ダンジョンは隔絶した世界と言われている。ひし形の奇妙な遺跡。その扉を通れば地続きに地下深くまでダンジョンが広がっているのだが、研究者曰くその内部は全く異なる未知の世界だというのだ。
不思議なことに外の空気はダンジョンの入り口で遮断され、内部の空気と混ざり合うことはない。
そのおかげかダンジョン内はその不気味な見た目とは異なり、空気が澄んでいる。ダンジョンを出た時には排気ガスがどれだけ大気を汚染しているのかを感じ取れるほどである。
救急車のサイレンが点滅している。正規軍があらかじめ呼んでいたものだろう。
まるで事件現場かのようにテープが張り巡らされて、その周囲にやじ馬が集まっている。
救急車に乗り込む前にやじ馬の中に武装した探索者らしき者たちが紛れているのをラクは見た。
ハイエナ行為である。
ダンジョンを攻略する過程でどうしても新な区画に挑む者たちが出てくる。ある程度人が入り、情報が出回っているエリアとは違い、新しい区画、攻略の最前線ではまだ見ぬ宝や魔石の入手確率が高いからだ。

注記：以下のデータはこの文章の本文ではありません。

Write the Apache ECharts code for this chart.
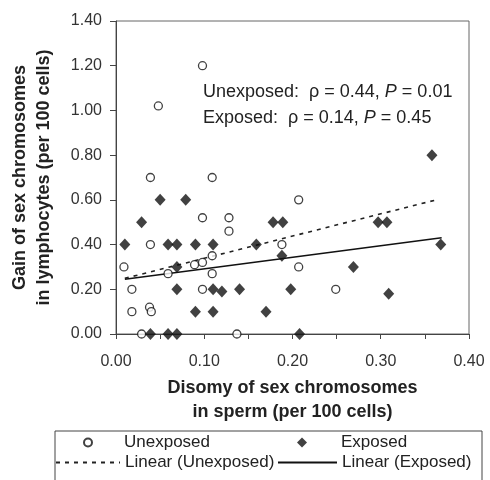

今回の冴島隊がそれである。ある程度の危険を承知で新しい物を求めていた。
発見されていない罠を発動させてしまう。あるいは未知の魔物に遭遇し対策できずに逃げかえる羽目になるというのは珍しい話ではなかった。
そういった場合は大抵正規軍が出張ってきて、探索者の救助とそれ以上の被害者を出さないように一時的にダンジョンを封鎖するのだ。
当然騒ぎになる。その騒ぎを聞きつけて集まるのが件のハイエナたちである。
最前線で異変が起こった。すなわち「新要素」の発覚。その情報を読み解けば金になるし、異変の起こったダンジョンでは宝が見つかりやすいというジンクスもある。
彼らはそれを狙っているのだ。
封鎖が解かれダンジョンに意気込んで入っていく探索者たちを車の中から見送り、ラクはそのまま病院にむかった。
病院内では簡単な検査をするだけだと思っていた。
怪我をしていないかとか、身体に異常はないかとかそういう検査だ。
ただ、その検査で負傷者が見つかった。
冴島である。
腰に深い傷があった。指揮に関わるため隠していたが、スケルトンの不意の一撃を食らっていたのだ。
冴島は一時的に入院することになり、ラクもそれに付き添うことになった。
中川や他の二人は簡単な検査を終えて帰宅する。入院の手続きを待つ間、個室にラクと冴島の二人だけが残っていた。
「ラク」
ベッドの上で冴島が話始める。真剣な顔つきだ。
「お前のあの力。白い魔石の……。すまん、正規軍に知らせるか?」
冴島が尋ねた。
ラクが白い魔石を吸収し、その力を扱えると知られれば正規軍は黙っていないだろう。
実際にその力を目の当たりにして冴島はそう思った。
あの場で知られるのは得策ではない。そう思って白衣の男には何も言わなかったが、後になってラクが正規軍に入りたいのなら自分は止める立場にいないと思い直した。
そうなれば隠したことは裏目に出るかもしれない。だから謝ったのだ。
ラクはそのことをよく理解していた。理解したうえで「かまわないよ」と冴島を許した。
「正直、僕もまだ実感が湧いていないんだ。あの時は皆を助けたいと必死だったから。白い魔石の力がこの身体に備わっているなんてまだ信じられないよ」
ラクの身体が少し震えている。ずっと探索者になりたいと思っていた。その夢が叶ったはずなのにこれから何が変わるのかを考えると少し怖かった。
「それに、正規軍はもう知っていると思う」
ラクが呟く。同時に病室の扉がノックされた。